Left of Heart chutes

I slid back to the saddle, booted up a short rise, then clicked in again and dropped into one of a few steep chutes northwest of the summer route in an area called “Left of Heart.” The initial drop looked steep, but the chute was wide enough that I was mostly able to link turns, and the snow was enjoyably firm. It gradually turned to more of a Slurpee lower down in Avalanche Gulch, but it was highly consolidated and momentum was my friend. I linked leisurely turns down the bowl past the tent city at Helen Lake, then followed a gully as I began searching for the route that would get me closest to the car. Things gradually deteriorated, but with only a couple of minor scrapes and short hikes, I reached the trail about a quarter mile from the parking lot.

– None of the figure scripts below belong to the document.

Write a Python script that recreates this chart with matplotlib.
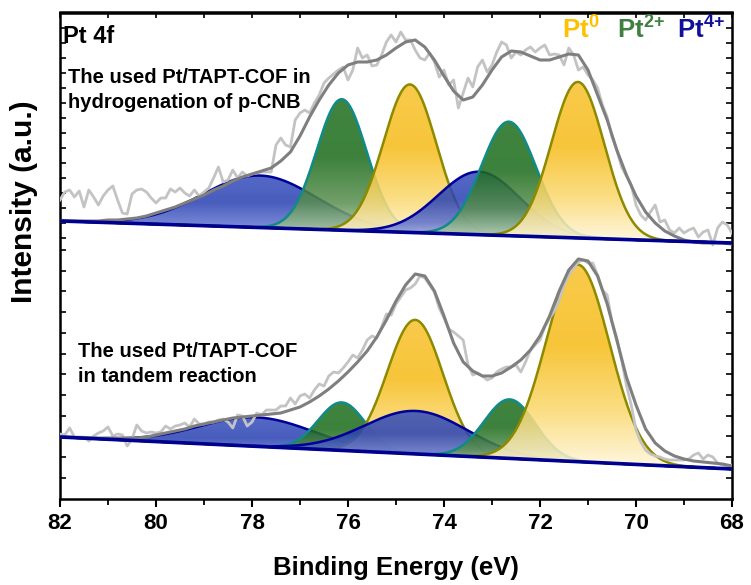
import numpy as np
import matplotlib
matplotlib.use("Agg")
import matplotlib.pyplot as plt
from matplotlib.colors import LinearSegmentedColormap
from matplotlib.patches import Polygon

plt.rcParams['font.family'] = ['Liberation Sans', 'DejaVu Sans']
plt.rcParams['font.weight'] = 'bold'
plt.rcParams['mathtext.fontset'] = 'custom'
plt.rcParams['mathtext.rm'] = 'Liberation Sans:bold'
plt.rcParams['mathtext.bf'] = 'Liberation Sans:bold'

# ---- data (binding energy in eV, intensity in arbitrary units) ----
# raw spectra, 82 -> 68 eV, step 0.1 eV
raw_top = [300, 308, 310, 303, 309, 293, 310, 303, 295, 304,
           310, 314, 300, 287, 286, 306, 310, 311, 308, 302,
           297, 302, 302, 311, 308, 312, 307, 304, 310, 304,
           308, 312, 322, 333, 318, 320, 330, 322, 328, 324,
           326, 327, 328, 328, 328, 355, 362, 355, 353, 380,
           387, 390, 387, 397, 405, 417, 422, 426, 430, 433,
           420, 430, 452, 442, 445, 434, 435, 445, 458, 465,
           458, 468, 460, 460, 450, 442, 440, 447, 438, 423,
           430, 415, 420, 392, 407, 422, 413, 433, 440, 428,
           435, 448, 458, 455, 442, 448, 445, 450, 453, 448,
           452, 455, 445, 446, 445, 435, 452, 445, 430, 433,
           425, 420, 412, 395, 383, 363, 350, 333, 324, 315,
           295, 285, 280, 288, 295, 278, 280, 270, 267, 272,
           267, 270, 272, 263, 268, 270, 255, 272, 278, 275,
           267]
raw_bot = [66, 65, 72, 63, 63, 63, 59, 64, 67, 69,
           73, 64, 66, 65, 54, 61, 75, 69, 67, 68,
           67, 68, 74, 71, 74, 75, 77, 73, 81, 76,
           76, 78, 78, 80, 81, 78, 72, 85, 84, 74,
           78, 87, 85, 90, 90, 90, 94, 94, 102, 96,
           104, 106, 102, 110, 116, 114, 124, 128, 127, 132,
           138, 145, 142, 150, 160, 164, 162, 173, 186, 185,
           196, 203, 210, 212, 216, 224, 222, 215, 208, 192,
           182, 171, 168, 164, 160, 135, 125, 127, 124, 120,
           122, 128, 131, 133, 133, 135, 128, 138, 150, 155,
           160, 173, 182, 189, 200, 215, 225, 232, 238, 240,
           237, 237, 225, 210, 205, 178, 162, 140, 115, 95,
           70, 58, 50, 46, 44, 43, 41, 40, 40, 40,
           40, 41, 45, 47, 41, 45, 43, 37, 35, 33,
           35]
be_raw = np.linspace(82, 68, len(raw_top))

# fitted envelopes, 82 -> 68 eV, step 0.2 eV
env_top = [279, 279, 279, 279, 279, 280, 280, 281, 282, 284,
           287, 290, 293, 297, 301, 305, 310, 314, 319, 323,
           326, 329, 332, 339, 348, 364, 383, 400, 415, 427,
           435, 438, 438, 440, 445, 452, 458, 460, 453, 440,
           424, 409, 400, 403, 415, 430, 443, 449, 448, 444,
           440, 440, 443, 446, 445, 430, 405, 380, 350, 325,
           304, 288, 277, 269, 264, 260, 258, 257, 257, 257,
           256]
env_bot = [63, 63, 62, 62, 62, 62, 62, 62, 62, 63,
           65, 67, 69, 71, 74, 76, 78, 80, 82, 83,
           84, 85, 86, 87, 90, 93, 98, 104, 111, 119,
           128, 138, 149, 163, 180, 199, 215, 226, 224, 209,
           184, 157, 138, 129, 124, 124, 127, 133, 140, 150,
           164, 184, 209, 230, 241, 239, 224, 196, 160, 123,
           95, 71, 57, 49, 44, 41, 39, 38, 37, 36,
           34]
be_env = np.linspace(82, 68, len(env_top))

# linear backgrounds (value at 82 eV, value at 68 eV)
bg_top = (279, 257)
bg_bot = (63, 31)

# fitted components
species_top = ['Pt4+', 'Pt2+', 'Pt0', 'Pt4+', 'Pt2+', 'Pt0']
center_top = [77.83, 76.13, 74.71, 73.27, 72.65, 71.21]
height_top = [52, 131, 148, 63, 114, 156]
sigma_top = [1.19, 0.52, 0.55, 0.85, 0.57, 0.55]

species_bot = ['Pt4+', 'Pt2+', 'Pt0', 'Pt4+', 'Pt2+', 'Pt0']
center_bot = [77.90, 76.13, 74.60, 74.58, 72.63, 71.21]
height_bot = [29, 48, 134, 43, 59, 197]
sigma_bot = [1.18, 0.49, 0.58, 1.07, 0.535, 0.66]

styles = {
    'Pt0': (['#FFF7E0', '#FBD970', '#F6BC1A', '#F8C22E'], '#8C8A00'),
    'Pt2+': (['#C9DEC2', '#5A9050', '#1C6C1C', '#207020'], '#118A8A'),
    'Pt4+': (['#C5CBEE', '#5E71CE', '#2A42B2', '#3850BE'], '#000099'),
}

fig = plt.figure(figsize=(7.51, 5.85), dpi=100)
ax = fig.add_axes([60 / 751, 86 / 585, 672 / 751, 486.5 / 585])

xf = np.linspace(82, 68, 701)


def draw_panel(bg, species, centers, heights, sigmas, z0):
    base = bg[0] + (bg[1] - bg[0]) * (82 - xf) / 14.0
    for i, sp in enumerate(species):
        g = heights[i] * np.exp(-0.5 * ((xf - centers[i]) / sigmas[i]) ** 2)
        top = base + g
        cols, edge = styles[sp]
        poly = Polygon(np.column_stack([np.r_[xf, xf[::-1]], np.r_[top, base[::-1]]]),
                       closed=True, facecolor='none', edgecolor='none',
                       transform=ax.transData)
        ax.add_patch(poly)
        cmap = LinearSegmentedColormap.from_list(
            'g', list(zip([0, 0.28, 0.6, 1.0], cols)))
        grad = np.linspace(0, 1, 256)[:, None]
        im = ax.imshow(grad, extent=[68, 82, base.min(), top.max()], origin='lower',
                       aspect='auto', cmap=cmap, alpha=0.86, zorder=z0 + i,
                       interpolation='bilinear')
        im.set_clip_path(poly)
        ax.plot(xf, top, color=edge, lw=1.8, zorder=z0 + i + 0.5)
    return base


base_t = draw_panel(bg_top, species_top, center_top, height_top, sigma_top, 2)
base_b = draw_panel(bg_bot, species_bot, center_bot, height_bot, sigma_bot, 2)

ax.plot(be_raw, raw_top, color='#C3C3C3', lw=2, zorder=10)
ax.plot(be_raw, raw_bot, color='#C3C3C3', lw=2, zorder=10)
ax.plot(be_env, env_top, color='#7F7F7F', lw=2.2, zorder=11)
ax.plot(be_env, env_bot, color='#7F7F7F', lw=2.2, zorder=11)
ax.plot(xf, base_t, color='#000090', lw=2.6, zorder=12)
ax.plot(xf, base_b, color='#000090', lw=2.6, zorder=12)

ax.set_xlim(82, 68)
ax.set_ylim(1, 487.5)

# ticks
ax.set_xticks(np.arange(82, 67, -2))
ax.set_xticks(np.arange(82, 67, -1), minor=True)
ax.tick_params(axis='x', which='major', direction='out', length=6, width=1.5,
               top=False, pad=4)
ax.tick_params(axis='x', which='minor', direction='out', length=4, width=1.3, top=False)
yt = list(500 - (13.3 + 15 * np.arange(1, 16))) + list(500 - (250 + 20.7 * np.arange(0, 12)))
ax.set_yticks(yt)
ax.tick_params(axis='y', which='both', direction='in', length=4, width=1.2,
               left=True, right=True, labelleft=False)
sec = ax.secondary_xaxis('top')
sec.set_xticks(np.arange(82, 67, -1))
sec.tick_params(direction='in', length=4, width=1.2, labeltop=False)
for s in list(ax.spines.values()) + list(sec.spines.values()):
    s.set_linewidth(1.8)

for lab in ax.get_xticklabels():
    lab.set_family(['Liberation Sans Narrow', 'Liberation Sans'])
    lab.set_fontsize(16)
    lab.set_fontweight('bold')


def fx(px):
    return px / 751


def fy(py):
    return 1 - py / 585


fig.text(fx(396), fy(568), 'Binding Energy (eV)', ha='center', va='center',
         fontsize=18.5, fontweight='bold', family=['Liberation Sans Narrow', 'Liberation Sans'])
fig.text(fx(24), fy(202), 'Intensity (a.u.)', ha='center', va='center', rotation=90,
         fontsize=21.5, fontweight='bold')

fig.text(fx(63), fy(43), 'Pt 4f', fontsize=17, fontweight='bold', va='baseline')
fig.text(fx(68), fy(83), 'The used Pt/TAPT-COF in', fontsize=14.5, fontweight='bold', va='baseline')
fig.text(fx(68), fy(108), 'hydrogenation of p-CNB', fontsize=14.5, fontweight='bold', va='baseline')
fig.text(fx(78), fy(357), 'The used Pt/TAPT-COF', fontsize=14.5, fontweight='bold', va='baseline')
fig.text(fx(78), fy(382), 'in tandem reaction', fontsize=14.5, fontweight='bold', va='baseline')

fig.text(fx(562), fy(38), r'Pt$^{\mathbf{0}}$', color='#FFC000', fontsize=18.5,
         fontweight='bold', va='baseline')
fig.text(fx(617), fy(38), r'Pt$^{\mathbf{2{+}}}$', color='#3F7F3F', fontsize=18.5,
         fontweight='bold', va='baseline')
fig.text(fx(677), fy(38), r'Pt$^{\mathbf{4{+}}}$', color='#10109A', fontsize=18.5,
         fontweight='bold', va='baseline')

fig.savefig('out.png', dpi=100)
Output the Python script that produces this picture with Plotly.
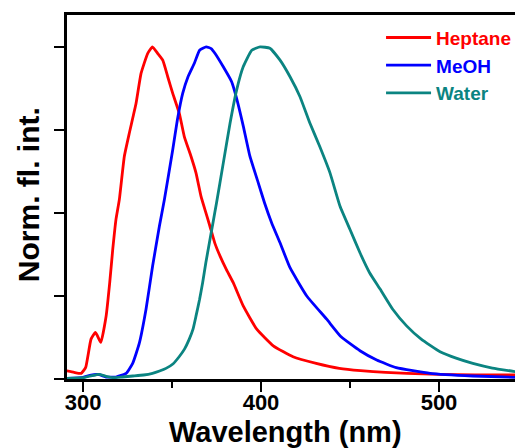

The lot was a mixture of happy skiers and tourist hikers. I hung my stuff to dry, made some food, then chatted for a bit with the members of the Honda Element Club parked across the way. I hung out as the crowd thinned, waiting for it to cool down in the valley, then retreated to another forest road for a quiet night. The weather was some form of bad for much of the next week in every place I checked within convenient driving distance, leaving me scrambling for options. I was slightly disappointed in myself for not summiting Shasta, but I had skied the best part on a near-perfect Spring day, and felt no need to return for the final 1000 feet.

2 responses to “Shastina

  1. Dan says:

    I’m shocked Avy Gulch was skiable! Last year around now it was a disgusting junkyard of rock fall. When we were driving back south past it early June, the darned mountain looked far more dry than any CO peak in early June. I was like, ‘are you freaking kidding me!?!?’

    Glad to see the ski setup continue to get use.

    And yea, kind of a bummer to not tag the summit, but it sounds like the bullshit meter was more than high enough to make going down more reasonable than up.

    1. drdirtbag says:

      Your skis and boots continue to serve me well, even if the liners have been packed down to thick socks. I may look for something lighter/newer next season (though it may turn out to be another La NiƱa), but I’m good for now.

      The north side of Shasta looked pretty bare, especially the NW around the Whitney Glacier, but I gather that’s the dry side. Avy Gulch was fine, and OR/WA are getting another good dose from the current storm. There’s an inch or two on my car now at 4800′, with more on the way.